From the news article I understood that this was an experimental setting, where participants were asked to perform actions in order to prevent data sharing with apple. From the news article I also interpreted that it is indeed "possible" (in the technical sense), but zero of the participants managed to get it right.

Being a software engineer / computer researcher / highly technical person (which puts them / us in a technical competent bubble), it might have been an actual surprise that zero participants managed to perform the task successfully. Add to that that they might have sourced participants from the student community in a technical university, and I don't see why their surprise is "theatrical"

Edit: As expected, quoting the original article: "The participants were recruited using the following methods: (1) posts on the university’s official LinkedIn page and (...)

Participants represented a wide variety of educational and professional backgrounds, including Computer Science and IT, Architecture, Business Administration, Art and Design, Industrial Engineering, Economics, Research and Development, and unemployed participants (...)"


Probably more like they were expecting better privacy practices than what Apple provided. One can be very competent but still surprised at just how bad things can be.

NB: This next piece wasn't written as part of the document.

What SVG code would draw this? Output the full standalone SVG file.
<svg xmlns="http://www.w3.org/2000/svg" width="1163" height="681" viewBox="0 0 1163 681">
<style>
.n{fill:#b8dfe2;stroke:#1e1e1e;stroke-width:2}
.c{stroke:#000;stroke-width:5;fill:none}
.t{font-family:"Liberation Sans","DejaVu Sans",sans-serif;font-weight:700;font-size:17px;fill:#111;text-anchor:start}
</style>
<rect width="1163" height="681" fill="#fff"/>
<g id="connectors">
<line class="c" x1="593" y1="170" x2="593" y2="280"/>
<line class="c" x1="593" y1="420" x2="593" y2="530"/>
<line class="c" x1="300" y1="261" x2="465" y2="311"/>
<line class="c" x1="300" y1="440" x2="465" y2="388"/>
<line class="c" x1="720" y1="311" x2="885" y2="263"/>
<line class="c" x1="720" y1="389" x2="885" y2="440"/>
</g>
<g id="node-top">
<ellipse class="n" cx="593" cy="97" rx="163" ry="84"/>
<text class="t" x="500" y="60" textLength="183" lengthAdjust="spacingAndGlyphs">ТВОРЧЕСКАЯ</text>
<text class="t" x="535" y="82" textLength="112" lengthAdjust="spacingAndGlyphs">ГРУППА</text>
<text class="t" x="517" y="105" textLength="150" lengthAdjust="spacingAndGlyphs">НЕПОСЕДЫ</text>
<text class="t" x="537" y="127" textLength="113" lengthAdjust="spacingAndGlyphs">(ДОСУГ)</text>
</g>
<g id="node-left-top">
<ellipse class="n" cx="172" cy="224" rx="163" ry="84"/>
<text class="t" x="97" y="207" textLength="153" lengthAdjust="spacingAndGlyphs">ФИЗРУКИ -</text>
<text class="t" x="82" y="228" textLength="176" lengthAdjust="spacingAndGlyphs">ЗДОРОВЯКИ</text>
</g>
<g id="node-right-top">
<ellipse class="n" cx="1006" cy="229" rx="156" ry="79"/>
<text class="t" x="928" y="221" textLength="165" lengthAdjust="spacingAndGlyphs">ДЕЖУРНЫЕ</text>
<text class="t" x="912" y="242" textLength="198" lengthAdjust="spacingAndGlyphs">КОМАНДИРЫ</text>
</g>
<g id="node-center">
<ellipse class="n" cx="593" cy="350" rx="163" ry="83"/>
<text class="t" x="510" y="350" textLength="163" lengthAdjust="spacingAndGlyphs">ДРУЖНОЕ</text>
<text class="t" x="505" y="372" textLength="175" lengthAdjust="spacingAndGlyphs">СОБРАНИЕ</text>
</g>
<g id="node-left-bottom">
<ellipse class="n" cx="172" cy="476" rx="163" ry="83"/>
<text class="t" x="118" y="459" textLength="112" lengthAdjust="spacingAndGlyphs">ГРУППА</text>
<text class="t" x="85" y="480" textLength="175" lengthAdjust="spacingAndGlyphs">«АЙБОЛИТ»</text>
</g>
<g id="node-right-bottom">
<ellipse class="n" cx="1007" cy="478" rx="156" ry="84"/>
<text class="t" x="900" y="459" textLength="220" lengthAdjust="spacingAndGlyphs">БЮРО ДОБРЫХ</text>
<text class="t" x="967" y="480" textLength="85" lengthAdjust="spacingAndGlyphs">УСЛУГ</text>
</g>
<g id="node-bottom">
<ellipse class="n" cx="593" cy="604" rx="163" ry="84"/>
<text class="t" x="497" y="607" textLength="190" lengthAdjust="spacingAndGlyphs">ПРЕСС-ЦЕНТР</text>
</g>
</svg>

Otherwise we would be discrediting a lot of climate researchers when they are surprised that things are progressing faster than expected.


I'm thinking there's considerable difference between:

- Predict that a gigacorp, which has been lucratively monetizing user information at gigascale for many years, would prove to be darn good at protecting its sources of user information. In a world where dark patterns, incomprehensible T&C's, "just say yes" user behavior, corporate misdeeds, etc. have been well-known things for many, many years.

and

- Predict the future of the planet's climate years ahead, when state-of-the-art weather forecasting can't yet manage 2 weeks.

(Admitting that I can see a good climate researcher using "surprised" very frequently - both for public consumption, and to summarize "our very-advanced-but-usually-wrong model was wrong yet again".)


That's overly harsh, and a disingenuous analogy to draw.


(Guessing that you are not referring to my 'Either their "surprise" was purely theatrical (or journalistic gloss)' phrase.)

Do you view "university researcher" as pretty-prestigious & cool social status tier - which is provided "because they deserve it", for people who spend years grinding their way up an academic XP ladder?

Or do you see "university researcher" as expense which the public pays, because it expects considerable public benefit from the supposedly-highly-skilled work which the researcher does?

Complex dark patterns, default-to-share, users who just keep clinking Yes, and relentless monetization of user information have been routine & well-known things for quite a few years now.


I hope I wouldn't come into this with either of those preconceived notions, as it sounds like a false dichotomy. University researchers are a mixed bag; I was one myself for a brief stint in a former life. Generally speaking the vast majority of them have at least a genuine desire to advance human knowledge.

> Complex dark patterns etc.. have been routine & well-known things for quite a few years now.

That doesn't put some kind of ban on experts being surprised.